How goodwill can affect both your company’s and your personal value

What impact would your departure have on the performance of your business? Would it suffer or could you be easily replaced? The skills you’ve honed and the reputation you’ve earned are all part of the goodwill you have accumulated.

The value of goodwill is a concept that may confuse many business owners. Richard Squar, the tax & litigation support director of Glenn M. Gelman & Associates, says the confusion stems from the proper way to categorize and value intangible assets.

“In many cases, goodwill is only attributable to the business,” Squar says. “However, in some cases goodwill may be attributable to the owner personally — which creates major financial implications for business sales, taxes and the separation of marital assets in divorce proceedings. Imagine paying more in a divorce on the value of your business for your personal goodwill.”

Those implications are handled differently from state to state. In fact, some states have yet to adopt a hard, fast rule for personal goodwill, instead judging each situation on a case-by-case basis.

Smart Business learned more from Squar about how goodwill affects you and your business.

What is goodwill?

There are tangible assets and intangible assets in every company. Tangible assets are things like cash, accounts receivable, inventory and equipment — things you can quantify. Next, you calculate net tangible assets, which are tangible assets minus liabilities.

Then there are intangible assets. They are the difference between the value of the business and those net tangible assets. That is commonly called goodwill. Goodwill can include patents, customer lists, brand names, leases, proprietary software.

Does every business have personal goodwill as a part of its value?

Usually you’ll find that personal goodwill will be in professional practices, like accountants, doctors or attorneys. In those cases, personal goodwill is linked to the business owner, and usually something that can’t be transferred to a buyer of the company. It’s a function of the owner’s reputation, skills and personal efforts.

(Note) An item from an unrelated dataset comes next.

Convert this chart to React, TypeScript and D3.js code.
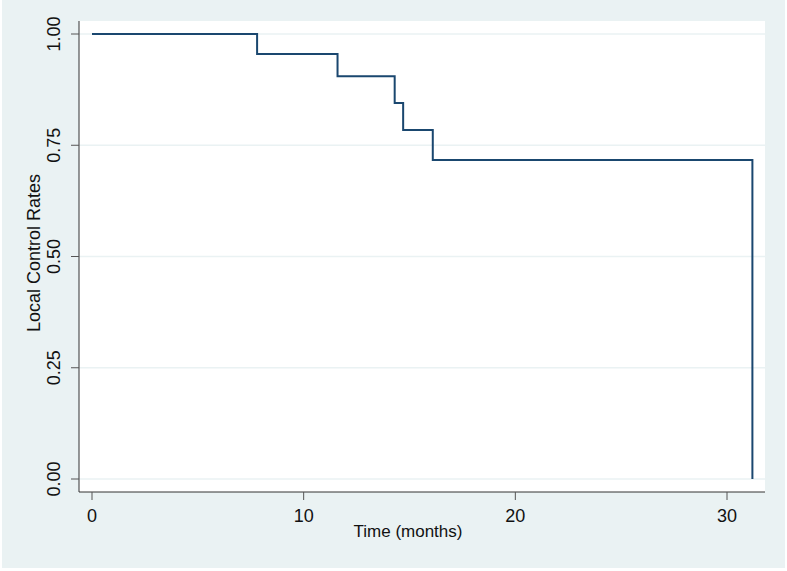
import React from "react";
import * as d3 from "d3";

// Kaplan-Meier step estimates
const eventTimes = [0, 7.8, 11.6, 14.3, 14.7, 16.1, 31.2];
const survival = [1.0, 0.955, 0.905, 0.845, 0.784, 0.717, 0.0];
const xTicks = [0, 10, 20, 30];
const yTicks = [0, 0.25, 0.5, 0.75, 1];

const App = () => {
  const width = 787;
  const height = 571;
  const plot = { left: 79, right: 765, top: 21, bottom: 492 };

  const x = d3.scaleLinear().domain([0, 30]).range([92, 727]);
  const y = d3.scaleLinear().domain([0, 1]).range([479, 34]);

  const pts: [number, number][] = eventTimes.map((t, i) => [t, survival[i]]);
  const line = d3
    .line<[number, number]>()
    .x((d) => x(d[0]))
    .y((d) => y(d[1]))
    .curve(d3.curveStepAfter);

  const font = "'Liberation Sans', Arial, sans-serif";

  return (
    <svg
      width={width}
      height={height}
      style={{ position: "absolute", left: 0, top: 0 }}
      fontFamily={font}
    >
      <rect x={0} y={0} width={width} height={height} fill="#ffffff" />
      <rect x={2} y={0} width={783} height={568} fill="#eaf2f3" />
      <rect
        x={plot.left}
        y={plot.top}
        width={plot.right - plot.left}
        height={plot.bottom - plot.top}
        fill="#ffffff"
      />
      {/* gridlines */}
      {yTicks.map((t) => (
        <line
          key={"g" + t}
          x1={plot.left}
          x2={plot.right}
          y1={y(t)}
          y2={y(t)}
          stroke="#eaf2f3"
          strokeWidth={1.5}
        />
      ))}
      {/* survival curve */}
      <path d={line(pts) || ""} fill="none" stroke="#1a476f" strokeWidth={2} />
      {/* axes */}
      <line x1={plot.left} x2={plot.left} y1={plot.top} y2={plot.bottom} stroke="#333" strokeWidth={1} />
      <line x1={plot.left} x2={plot.right} y1={plot.bottom} y2={plot.bottom} stroke="#333" strokeWidth={1} />
      {yTicks.map((t) => (
        <g key={"y" + t}>
          <line x1={plot.left - 8} x2={plot.left} y1={y(t)} y2={y(t)} stroke="#555" />
          <text
            transform={`translate(${60},${y(t)}) rotate(-90)`}
            textAnchor="middle"
            fontSize={18}
            fill="#111"
          >
            {d3.format(".2f")(t)}
          </text>
        </g>
      ))}
      {xTicks.map((t) => (
        <g key={"x" + t}>
          <line x1={x(t)} x2={x(t)} y1={plot.bottom} y2={plot.bottom + 8} stroke="#555" />
          <text x={x(t)} y={522} textAnchor="middle" fontSize={18} fill="#111">
            {t}
          </text>
        </g>
      ))}
      <text x={408} y={537} textAnchor="middle" fontSize={17} fill="#111">
        Time (months)
      </text>
      <text
        transform={`translate(${40},${253}) rotate(-90)`}
        textAnchor="middle"
        fontSize={18}
        fill="#111"
      >
        Local Control Rates
      </text>
    </svg>
  );
};

export default App;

Personal goodwill also creates a problem in divorce cases, because personal goodwill has a major effect on the future earning capacity of a company. Look at what cash flow is supposed to happen in the future for a company, project that and then mathematically determine what the present value is. If goodwill is a function of the future earning capacity and future earnings are what are used to compute what a spouse gets as an award for maintenance or alimony, some states recognize that as a ‘double dip.’ The business owner is saying, ‘Why should you count this personal goodwill in my business’s value and give my spouse a portion of that and count that same thing again to give a portion for alimony?’ One is a split of assets due to the value of the business, and the other is a split of income.